REQUIRED WORK:
Pictures do not belong in your copy. Repeat all the other data exactly.

· · · ·

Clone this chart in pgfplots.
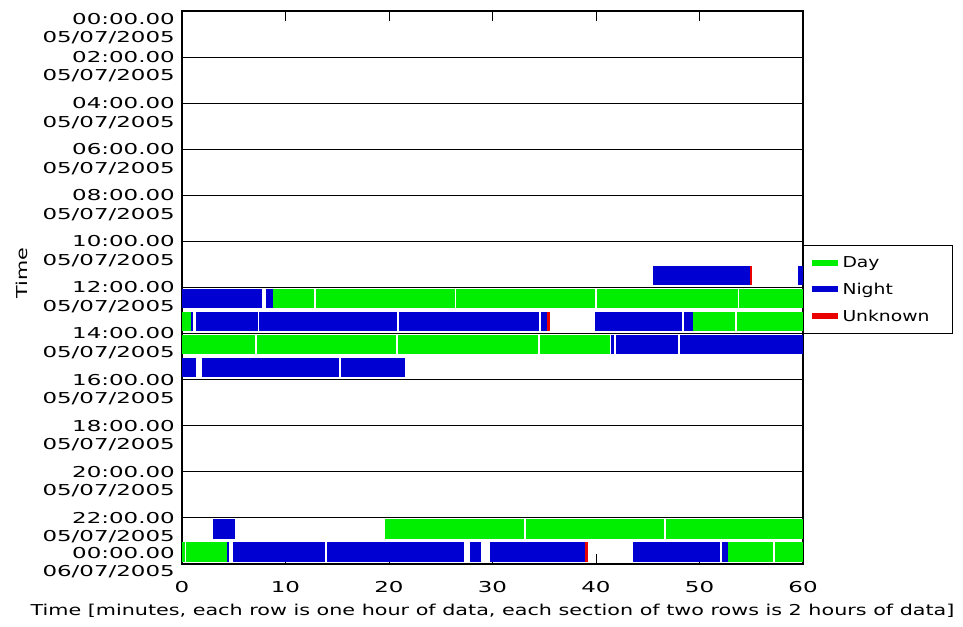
\documentclass[border=0pt]{standalone}
\usepackage{fontspec}
\setmainfont{DejaVu Sans}[FakeStretch=1.38]
\newfontfamily\tickfont{DejaVu Sans}[FakeStretch=1.53]
\newfontfamily\legfont{DejaVu Sans}[FakeStretch=1.25]
\usepackage{pgfplots}
\pgfplotsset{compat=1.18}
\definecolor{day}{RGB}{0,238,0}
\definecolor{night}{RGB}{0,0,210}
\definecolor{unk}{RGB}{235,0,0}
% two-line time labels
\newcommand\lab[2]{\begin{tabular}{@{}r@{}}#1\\#2\end{tabular}}
\newcommand\labT[2]{\raisebox{-8bp}{\lab{#1}{#2}}}
\newcommand\labB[2]{\raisebox{11bp}{\lab{#1}{#2}}}
\begin{document}
\begin{tikzpicture}
\begin{axis}[
    at={(182bp,63bp)}, anchor=south west,
    scale only axis, width=621bp, height=553bp,
    xmin=0, xmax=60, ymin=0, ymax=24,
    xtick={0,10,...,60}, xticklabels={0,10,20,30,40,50,60},
    tick align=inside, major tick length=10bp,
    xtick style={black, line width=1bp},
    ytick={0,2,...,24},
    yticklabels={{\labB{00:00.00}{06/07/2005}},{\lab{22:00.00}{05/07/2005}},{\lab{20:00.00}{05/07/2005}},
      {\lab{18:00.00}{05/07/2005}},{\lab{16:00.00}{05/07/2005}},{\lab{14:00.00}{05/07/2005}},
      {\lab{12:00.00}{05/07/2005}},{\lab{10:00.00}{05/07/2005}},{\lab{08:00.00}{05/07/2005}},
      {\lab{06:00.00}{05/07/2005}},{\lab{04:00.00}{05/07/2005}},{\lab{02:00.00}{05/07/2005}},
      {\labT{00:00.00}{05/07/2005}}},
    ytick style={draw=none},
    ymajorgrids, grid style={black, line width=1.1bp},
    axis line style={black, line width=1.1bp},
    /pgf/number format/assume math mode=true,
    ticklabel style={font=\tickfont\fontsize{15bp}{18.5bp}\selectfont},
    yticklabel style={anchor=base east, inner sep=0pt, xshift=-7bp, yshift=-14.5bp},
    xticklabel style={anchor=north, inner sep=0pt, yshift=-17bp},
    label style={font=\fontsize{15bp}{18.5bp}\selectfont},
    xlabel={Time [minutes, each row is one hour of data, each section of two rows is 2 hours of data]},
    xlabel style={at={(axis description cs:0.5,-0.085)}, anchor=center},
    ylabel={Time},
    ylabel style={at={(axis description cs:-0.258,0.526)}, anchor=center},
    unbounded coords=jump,
    legend style={at={(1,0.577)}, anchor=north west, draw=black, line width=1bp,
      font=\legfont\fontsize{15bp}{18.5bp}\selectfont, inner xsep=5bp, inner ysep=9bp,
      row sep=10bp},
    legend cell align=left,
    legend image code/.code={\draw[#1, line width=6bp] (0bp,0bp) -- (26bp,0bp);},
]
% rows: y = 24 - hour - 0.48
\addplot[day, line width=19.6bp] coordinates {
    (8.8,11.52) (12.8,11.52) (0,nan) (12.95,11.52) (26.35,11.52) (0,nan)
    (26.5,11.52) (39.9,11.52) (0,nan) (40.1,11.52) (53.7,11.52) (0,nan)
    (53.85,11.52) (60,11.52) (0,nan)
    (0,10.52) (0.9,10.52) (0,nan) (49.4,10.52) (53.4,10.52) (0,nan)
    (53.6,10.52) (60,10.52) (0,nan)
    (0,9.52) (7.05,9.52) (0,nan) (7.2,9.52) (20.7,9.52) (0,nan)
    (20.85,9.52) (34.4,9.52) (0,nan) (34.55,9.52) (41.4,9.52) (0,nan)
    (19.6,1.52) (33.0,1.52) (0,nan) (33.2,1.52) (46.6,1.52) (0,nan)
    (46.8,1.52) (60,1.52) (0,nan)
    (0,0.52) (0.25,0.52) (0,nan) (0.4,0.52) (4.3,0.52) (0,nan)
    (52.8,0.52) (57.1,0.52) (0,nan) (57.3,0.52) (60,0.52)
};
\addlegendentry{Day}
\addplot[night, line width=19.6bp] coordinates {
    (45.5,12.52) (54.9,12.52) (0,nan) (59.5,12.52) (60,12.52) (0,nan)
    (0,11.52) (7.75,11.52) (0,nan) (8.1,11.52) (8.8,11.52) (0,nan)
    (0.9,10.52) (1.1,10.52) (0,nan) (1.35,10.52) (7.3,10.52) (0,nan)
    (7.45,10.52) (20.8,10.52) (0,nan) (21.0,10.52) (34.5,10.52) (0,nan)
    (34.65,10.52) (35.3,10.52) (0,nan) (39.9,10.52) (48.3,10.52) (0,nan)
    (48.5,10.52) (49.4,10.52) (0,nan)
    (41.45,9.52) (41.75,9.52) (0,nan) (41.9,9.52) (47.9,9.52) (0,nan)
    (48.1,9.52) (60,9.52) (0,nan)
    (0,8.52) (1.4,8.52) (0,nan) (1.9,8.52) (15.2,8.52) (0,nan)
    (15.35,8.52) (21.5,8.52) (0,nan)
    (3.0,1.52) (5.1,1.52) (0,nan)
    (4.3,0.52) (4.55,0.52) (0,nan) (4.9,0.52) (13.8,0.52) (0,nan)
    (14.0,0.52) (27.2,0.52) (0,nan) (27.8,0.52) (28.9,0.52) (0,nan)
    (29.8,0.52) (38.9,0.52) (0,nan) (43.6,0.52) (52.0,0.52) (0,nan)
    (52.2,0.52) (52.8,0.52)
};
\addlegendentry{Night}
\addplot[unk, line width=19.6bp] coordinates {
    (54.9,12.52) (55.05,12.52) (0,nan)
    (35.3,10.52) (35.6,10.52) (0,nan)
    (38.9,0.52) (39.2,0.52)
};
\addlegendentry{Unknown\rule{16bp}{0pt}}
\end{axis}
\pgfresetboundingbox
\path[use as bounding box] (0,0) rectangle (963bp,627bp);
\end{tikzpicture}
\end{document}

· · · ·

WRITTEN SOLUTION:
Clone this chart in pgfplots.
\documentclass[border=0pt]{standalone}
\usepackage{fontspec}
\setmainfont{DejaVu Sans}[FakeStretch=1.38]
\newfontfamily\tickfont{DejaVu Sans}[FakeStretch=1.53]
\newfontfamily\legfont{DejaVu Sans}[FakeStretch=1.25]
\usepackage{pgfplots}
\pgfplotsset{compat=1.18}
\definecolor{day}{RGB}{0,238,0}
\definecolor{night}{RGB}{0,0,210}
\definecolor{unk}{RGB}{235,0,0}
% two-line time labels
\newcommand\lab[2]{\begin{tabular}{@{}r@{}}#1\\#2\end{tabular}}
\newcommand\labT[2]{\raisebox{-8bp}{\lab{#1}{#2}}}
\newcommand\labB[2]{\raisebox{11bp}{\lab{#1}{#2}}}
\begin{document}
\begin{tikzpicture}
\begin{axis}[
    at={(182bp,63bp)}, anchor=south west,
    scale only axis, width=621bp, height=553bp,
    xmin=0, xmax=60, ymin=0, ymax=24,
    xtick={0,10,...,60}, xticklabels={0,10,20,30,40,50,60},
    tick align=inside, major tick length=10bp,
    xtick style={black, line width=1bp},
    ytick={0,2,...,24},
    yticklabels={{\labB{00:00.00}{06/07/2005}},{\lab{22:00.00}{05/07/2005}},{\lab{20:00.00}{05/07/2005}},
      {\lab{18:00.00}{05/07/2005}},{\lab{16:00.00}{05/07/2005}},{\lab{14:00.00}{05/07/2005}},
      {\lab{12:00.00}{05/07/2005}},{\lab{10:00.00}{05/07/2005}},{\lab{08:00.00}{05/07/2005}},
      {\lab{06:00.00}{05/07/2005}},{\lab{04:00.00}{05/07/2005}},{\lab{02:00.00}{05/07/2005}},
      {\labT{00:00.00}{05/07/2005}}},
    ytick style={draw=none},
    ymajorgrids, grid style={black, line width=1.1bp},
    axis line style={black, line width=1.1bp},
    /pgf/number format/assume math mode=true,
    ticklabel style={font=\tickfont\fontsize{15bp}{18.5bp}\selectfont},
    yticklabel style={anchor=base east, inner sep=0pt, xshift=-7bp, yshift=-14.5bp},
    xticklabel style={anchor=north, inner sep=0pt, yshift=-17bp},
    label style={font=\fontsize{15bp}{18.5bp}\selectfont},
    xlabel={Time [minutes, each row is one hour of data, each section of two rows is 2 hours of data]},
    xlabel style={at={(axis description cs:0.5,-0.085)}, anchor=center},
    ylabel={Time},
    ylabel style={at={(axis description cs:-0.258,0.526)}, anchor=center},
    unbounded coords=jump,
    legend style={at={(1,0.577)}, anchor=north west, draw=black, line width=1bp,
      font=\legfont\fontsize{15bp}{18.5bp}\selectfont, inner xsep=5bp, inner ysep=9bp,
      row sep=10bp},
    legend cell align=left,
    legend image code/.code={\draw[#1, line width=6bp] (0bp,0bp) -- (26bp,0bp);},
]
% rows: y = 24 - hour - 0.48
\addplot[day, line width=19.6bp] coordinates {
    (8.8,11.52) (12.8,11.52) (0,nan) (12.95,11.52) (26.35,11.52) (0,nan)
    (26.5,11.52) (39.9,11.52) (0,nan) (40.1,11.52) (53.7,11.52) (0,nan)
    (53.85,11.52) (60,11.52) (0,nan)
    (0,10.52) (0.9,10.52) (0,nan) (49.4,10.52) (53.4,10.52) (0,nan)
    (53.6,10.52) (60,10.52) (0,nan)
    (0,9.52) (7.05,9.52) (0,nan) (7.2,9.52) (20.7,9.52) (0,nan)
    (20.85,9.52) (34.4,9.52) (0,nan) (34.55,9.52) (41.4,9.52) (0,nan)
    (19.6,1.52) (33.0,1.52) (0,nan) (33.2,1.52) (46.6,1.52) (0,nan)
    (46.8,1.52) (60,1.52) (0,nan)
    (0,0.52) (0.25,0.52) (0,nan) (0.4,0.52) (4.3,0.52) (0,nan)
    (52.8,0.52) (57.1,0.52) (0,nan) (57.3,0.52) (60,0.52)
};
\addlegendentry{Day}
\addplot[night, line width=19.6bp] coordinates {
    (45.5,12.52) (54.9,12.52) (0,nan) (59.5,12.52) (60,12.52) (0,nan)
    (0,11.52) (7.75,11.52) (0,nan) (8.1,11.52) (8.8,11.52) (0,nan)
    (0.9,10.52) (1.1,10.52) (0,nan) (1.35,10.52) (7.3,10.52) (0,nan)
    (7.45,10.52) (20.8,10.52) (0,nan) (21.0,10.52) (34.5,10.52) (0,nan)
    (34.65,10.52) (35.3,10.52) (0,nan) (39.9,10.52) (48.3,10.52) (0,nan)
    (48.5,10.52) (49.4,10.52) (0,nan)
    (41.45,9.52) (41.75,9.52) (0,nan) (41.9,9.52) (47.9,9.52) (0,nan)
    (48.1,9.52) (60,9.52) (0,nan)
    (0,8.52) (1.4,8.52) (0,nan) (1.9,8.52) (15.2,8.52) (0,nan)
    (15.35,8.52) (21.5,8.52) (0,nan)
    (3.0,1.52) (5.1,1.52) (0,nan)
    (4.3,0.52) (4.55,0.52) (0,nan) (4.9,0.52) (13.8,0.52) (0,nan)
    (14.0,0.52) (27.2,0.52) (0,nan) (27.8,0.52) (28.9,0.52) (0,nan)
    (29.8,0.52) (38.9,0.52) (0,nan) (43.6,0.52) (52.0,0.52) (0,nan)
    (52.2,0.52) (52.8,0.52)
};
\addlegendentry{Night}
\addplot[unk, line width=19.6bp] coordinates {
    (54.9,12.52) (55.05,12.52) (0,nan)
    (35.3,10.52) (35.6,10.52) (0,nan)
    (38.9,0.52) (39.2,0.52)
};
\addlegendentry{Unknown\rule{16bp}{0pt}}
\end{axis}
\pgfresetboundingbox
\path[use as bounding box] (0,0) rectangle (963bp,627bp);
\end{tikzpicture}
\end{document}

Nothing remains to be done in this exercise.